Tuesday, June 23, 2020
Why Samuel L. Jackson Didn't Go To My High School
Last weekend, Liam and I were watching The Phantom Menace and when Samuel L. Jackson appeared as Mace Windu, I said, "You know, he grew up in Chattanooga, and he's just a few years older than I am."
"Did you go to school together?" he asked.
And so our conversation began. About white schools and black schools and the was it was way back when. Yes, in the middle of Star Wars.
I started high school in the fall of 1966. That was the first year that Chattanooga schools were integrated - twelve years after Brown v Board of Education. Twelve years.
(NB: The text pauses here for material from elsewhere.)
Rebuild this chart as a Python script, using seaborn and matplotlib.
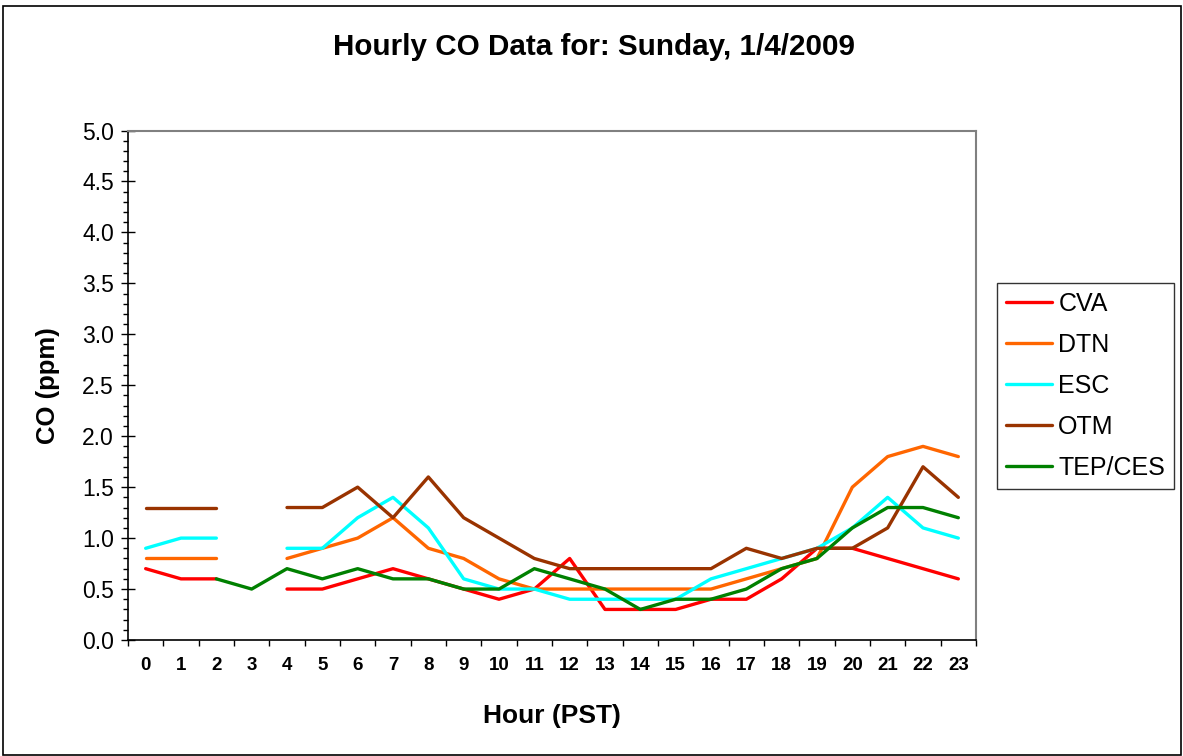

So after years of sinful foot-dragging and instilling silly fears in our young minds about integration, we finally got to experience it for ourselves.
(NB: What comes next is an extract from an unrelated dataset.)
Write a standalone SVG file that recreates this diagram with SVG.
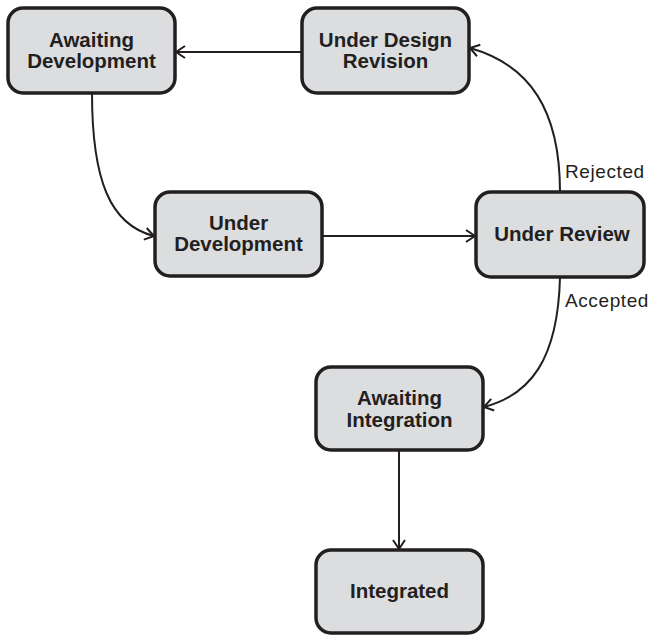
<svg xmlns="http://www.w3.org/2000/svg" width="652" height="635" viewBox="0 0 652 635">
<style>
.box{fill:#dcdddf;stroke:#231f20;stroke-width:3.5}
.t{font-family:"Liberation Sans",Arial,sans-serif;font-weight:bold;font-size:20.5px;fill:#231f20;text-anchor:middle}
.lbl{font-family:"Liberation Sans",Arial,sans-serif;font-size:19px;letter-spacing:0.6px;fill:#231f20}
.c{fill:none;stroke:#231f20;stroke-width:2;marker-end:url(#arr)}
</style>
<defs>
<marker id="arr" markerUnits="userSpaceOnUse" markerWidth="16" markerHeight="16" viewBox="-12 -8 16 16" refX="0" refY="0" orient="auto">
<path d="M-9,-6 L0,0 L-9,6" fill="none" stroke="#231f20" stroke-width="2"/>
</marker>
</defs>
<rect width="652" height="635" fill="#fff"/>
<g id="connectors">
<path class="c" d="M302,52 L176,52"/>
<path class="c" d="M92,93 C92,180 110,225 154,236"/>
<path class="c" d="M322,236 L475,236"/>
<path class="c" d="M560,192 C560,110 530,65 470,48"/>
<path class="c" d="M560,277 C558,360 530,395 484,407"/>
<path class="c" d="M399,449 L399,549"/>
<text class="lbl" x="565" y="178">Rejected</text>
<text class="lbl" x="565" y="307">Accepted</text>
</g>
<g id="awaiting-development">
<rect class="box" x="8" y="8" width="167" height="85" rx="15"/>
<text class="t" x="91.5" y="46.5">Awaiting</text>
<text class="t" x="91.5" y="67.5">Development</text>
</g>
<g id="under-design-revision">
<rect class="box" x="302" y="8" width="167" height="85" rx="15"/>
<text class="t" x="385.5" y="46.5">Under Design</text>
<text class="t" x="385.5" y="67.5">Revision</text>
</g>
<g id="under-development">
<rect class="box" x="155" y="192" width="167" height="84" rx="15"/>
<text class="t" x="238.5" y="229.5">Under</text>
<text class="t" x="238.5" y="251">Development</text>
</g>
<g id="under-review">
<rect class="box" x="476" y="192" width="168" height="85" rx="15"/>
<text class="t" x="562" y="241">Under Review</text>
</g>
<g id="awaiting-integration">
<rect class="box" x="316" y="367" width="167" height="83" rx="15"/>
<text class="t" x="399.5" y="405">Awaiting</text>
<text class="t" x="399.5" y="426.5">Integration</text>
</g>
<g id="integrated">
<rect class="box" x="316" y="550" width="167" height="83" rx="15"/>
<text class="t" x="399.5" y="598">Integrated</text>
</g>
</svg>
Honestly, I don't remember feeling the least bit nervous about going to school with black students. There were too many other anxieties about going out of my neighborhood and across town to Chattanooga (City) High School, trying to negotiate new hallways and schedules, and worrying whether my clothes were cool enough.
For me, that momentous shift from segregation to integration proved pretty unremarkable. Turns out, they were just like us, with all the teenage craziness and brains and awkwardness and talent - just kids. But I can't even imagine what it was like for Deborah and Edward and Sandra and Rosa Lee and Ann and the other black kids who chose City High over one of the two black high schools in town. My hope is that they felt welcome, that all they really had to worry about was negotiating hallways and wearing cool clothes. I suspect that was not the case. It must have been so hard.
But of all the black students who opted for City, Samuel L. Jackson wasn't one of them. He had just graduated from all-black Riverside High (which was actually the old City High before the school moved to a new building across the river and up a steep hill) and was starting Morehouse College in Atlanta in the fall of 1966. He never had the option to go to my high school because desegregation hadn't kicked in yet in Chattanooga, Tennessee.
But whenever I see him in a film, I do wonder whether he would have chosen City over Riverside if he'd had the chance.
And I think about the black kids who did decide to make their way up that steep hill, where they were greatly outnumbered by us pale kids. And I think, wow. What courage. More courage than even Mace Windu.